My friend Danielle suggested that I write a post about my novel revision process, and since I just completed revising my most recent novel, now seemed like a good time. And while I’m at it, I’m going to talk about the submission process too. And then you will understand more about how my life works.
I revise very little while I’m writing my rough draft. My main goal is to keep writing and finish the draft. Occasionally I’ll go back and fix some little thing because it’s distracting me. And if something major breaks, then I might have to do more (like add a few scenes or even start over). But in general, my rough draft is not revised as I go.
Once I have the rough, then I print out the entire manuscript and read it to see what I’ve got. While I’m reading, I make a new chapter-by-chapter outline of everything that happens and how many pages each chapter is. (I do this when I’m reading a novel for critique as well. It makes it so much easier to keep track of everything.) I also take a lot of notes. I’ve also probably taken a lot of notes while I was writing the rough draft of things to check on and things to change. So I take care of all those notes and clean the prose up a bit (enough so it won’t be completely embarrassing) and that’s draft 2.
This is the point where I give it to my first reader. He reads for larger scale issues; he is a structure genius, and he also reads for plot, character, world-building, theme, voice, etc., etc. I use his notes to generate a third draft.
Then I hand it to a few more readers. They too read with the big picture in mind, although they also give me more scene-scale notes (and sometimes even smaller scale stuff). They also sanity check how my changes worked out between drafts 2 and 3, which is super helpful since I can’t always tell if I’ve gone too far or not far enough with changes (or nailed them, which does occasionally happen). From their notes, I plan and execute draft 4.
If I’m feeling unsure of draft 4, I will give the novel to a few more readers and make more changes. Once I am confident about the strength of the book, I do final clean up. This involves a novel-wide search for adverbs and another search for the word “that.” I sometimes search for other overused words as well. For this novel, I read the entire book out loud to assist my search for errors and check rhythm, especially of dialogue.
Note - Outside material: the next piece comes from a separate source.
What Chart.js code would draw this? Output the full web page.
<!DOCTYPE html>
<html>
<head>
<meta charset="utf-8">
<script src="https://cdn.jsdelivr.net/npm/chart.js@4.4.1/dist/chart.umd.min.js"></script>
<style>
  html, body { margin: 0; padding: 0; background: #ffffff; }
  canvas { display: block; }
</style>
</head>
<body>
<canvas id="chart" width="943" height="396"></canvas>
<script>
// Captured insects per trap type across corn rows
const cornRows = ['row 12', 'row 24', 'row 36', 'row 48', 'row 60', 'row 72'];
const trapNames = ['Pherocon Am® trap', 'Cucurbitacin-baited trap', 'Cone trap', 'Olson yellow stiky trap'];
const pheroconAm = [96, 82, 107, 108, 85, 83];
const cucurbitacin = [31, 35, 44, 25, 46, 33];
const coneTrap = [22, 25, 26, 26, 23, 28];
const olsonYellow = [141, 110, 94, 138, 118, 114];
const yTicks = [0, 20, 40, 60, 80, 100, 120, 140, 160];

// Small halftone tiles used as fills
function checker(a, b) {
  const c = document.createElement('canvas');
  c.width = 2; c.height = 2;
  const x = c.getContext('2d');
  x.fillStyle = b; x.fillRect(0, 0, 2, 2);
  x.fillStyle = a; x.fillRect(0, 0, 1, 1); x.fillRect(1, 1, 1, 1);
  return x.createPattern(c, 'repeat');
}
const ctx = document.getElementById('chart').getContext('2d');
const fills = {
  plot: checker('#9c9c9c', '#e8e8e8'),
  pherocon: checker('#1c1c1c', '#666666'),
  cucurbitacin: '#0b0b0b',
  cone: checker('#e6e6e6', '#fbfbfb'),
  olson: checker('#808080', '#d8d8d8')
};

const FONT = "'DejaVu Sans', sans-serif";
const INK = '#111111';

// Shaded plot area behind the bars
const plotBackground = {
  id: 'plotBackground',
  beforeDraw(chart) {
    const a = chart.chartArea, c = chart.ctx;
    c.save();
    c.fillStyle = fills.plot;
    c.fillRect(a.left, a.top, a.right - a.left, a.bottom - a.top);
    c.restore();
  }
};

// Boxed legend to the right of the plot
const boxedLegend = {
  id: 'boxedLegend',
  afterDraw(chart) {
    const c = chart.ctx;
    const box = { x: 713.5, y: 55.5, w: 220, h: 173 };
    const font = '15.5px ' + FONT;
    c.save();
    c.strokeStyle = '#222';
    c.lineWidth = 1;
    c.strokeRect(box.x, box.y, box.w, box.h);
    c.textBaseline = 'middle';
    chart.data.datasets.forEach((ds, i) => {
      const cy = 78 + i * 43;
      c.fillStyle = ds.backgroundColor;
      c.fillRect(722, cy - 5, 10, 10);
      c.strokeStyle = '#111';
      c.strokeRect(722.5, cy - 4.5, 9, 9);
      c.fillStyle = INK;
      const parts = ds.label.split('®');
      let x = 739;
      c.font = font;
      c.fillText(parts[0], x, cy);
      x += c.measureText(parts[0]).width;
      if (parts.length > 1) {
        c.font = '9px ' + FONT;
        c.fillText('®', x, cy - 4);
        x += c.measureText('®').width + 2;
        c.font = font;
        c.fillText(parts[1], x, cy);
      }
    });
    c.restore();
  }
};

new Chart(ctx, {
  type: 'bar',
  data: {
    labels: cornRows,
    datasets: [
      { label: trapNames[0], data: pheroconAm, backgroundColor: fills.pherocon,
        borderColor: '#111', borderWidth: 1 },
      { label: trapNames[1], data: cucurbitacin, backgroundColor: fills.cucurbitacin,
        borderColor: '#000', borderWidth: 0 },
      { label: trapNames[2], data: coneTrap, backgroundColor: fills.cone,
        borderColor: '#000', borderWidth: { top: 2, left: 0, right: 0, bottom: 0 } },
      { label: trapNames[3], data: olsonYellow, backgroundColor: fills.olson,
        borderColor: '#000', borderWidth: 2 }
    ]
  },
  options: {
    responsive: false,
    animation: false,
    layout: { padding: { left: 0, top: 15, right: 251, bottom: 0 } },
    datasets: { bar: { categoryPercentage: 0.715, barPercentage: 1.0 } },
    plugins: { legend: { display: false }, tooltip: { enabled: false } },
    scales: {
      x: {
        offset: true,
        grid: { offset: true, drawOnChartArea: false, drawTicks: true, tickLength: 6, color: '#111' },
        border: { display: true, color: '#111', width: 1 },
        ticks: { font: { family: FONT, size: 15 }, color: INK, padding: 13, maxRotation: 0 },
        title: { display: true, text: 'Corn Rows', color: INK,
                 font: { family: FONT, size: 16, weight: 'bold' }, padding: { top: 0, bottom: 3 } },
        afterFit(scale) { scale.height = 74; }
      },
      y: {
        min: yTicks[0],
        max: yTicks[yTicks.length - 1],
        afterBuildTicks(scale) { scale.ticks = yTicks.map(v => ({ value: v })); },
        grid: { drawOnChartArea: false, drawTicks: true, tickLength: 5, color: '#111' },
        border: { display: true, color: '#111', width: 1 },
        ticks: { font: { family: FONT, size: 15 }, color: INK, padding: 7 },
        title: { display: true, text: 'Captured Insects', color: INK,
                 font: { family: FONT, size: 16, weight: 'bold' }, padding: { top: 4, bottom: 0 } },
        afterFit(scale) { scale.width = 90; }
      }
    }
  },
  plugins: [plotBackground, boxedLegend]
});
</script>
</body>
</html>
While I’m doing this last clean-up pass, I’m also starting my query letter and my synopsis. The query letter is basically a sales pitch of the novel, sometimes similar to what one would find on the back cover of a book, one page or less. The synopsis summarizes the entire novel, also ideally in about a page. I’m also updating my agent spreadsheet.
Once I am finished with the novel, the query, and the synopsis, I begin querying agents. This means I email my query package to agents (which depends on the agent’s guidelines, but usually includes a customized query letter and perhaps some sample novel pages and/or the synopsis) and keep track of submissions and responses. Depending on how things go, I could spend many months doing this. At the same time, I am beginning my next novel project, generally by doing whatever work I need to do to select the project, and then brainstorming, researching, and outlining.
The length of time all of this takes can vary a lot depending on the length of the manuscript, the extent and number of revisions, the schedules of readers, and how smoothly the rough draft goes. I do have some target dates in mind by the time I begin a rough draft, based on the premise that the project will go fairly smoothly. And since I don’t write a huge amount of words every day, I can generally adapt as I go when there are snags. A lot of my writing time is actually spent thinking.
So this is my writing, revision, and submitting process. Each writer has their own process: some revise a lot as they go, some have readers as they go, some use a lot more readers in the revision process, some use less. The important thing is figuring out what works.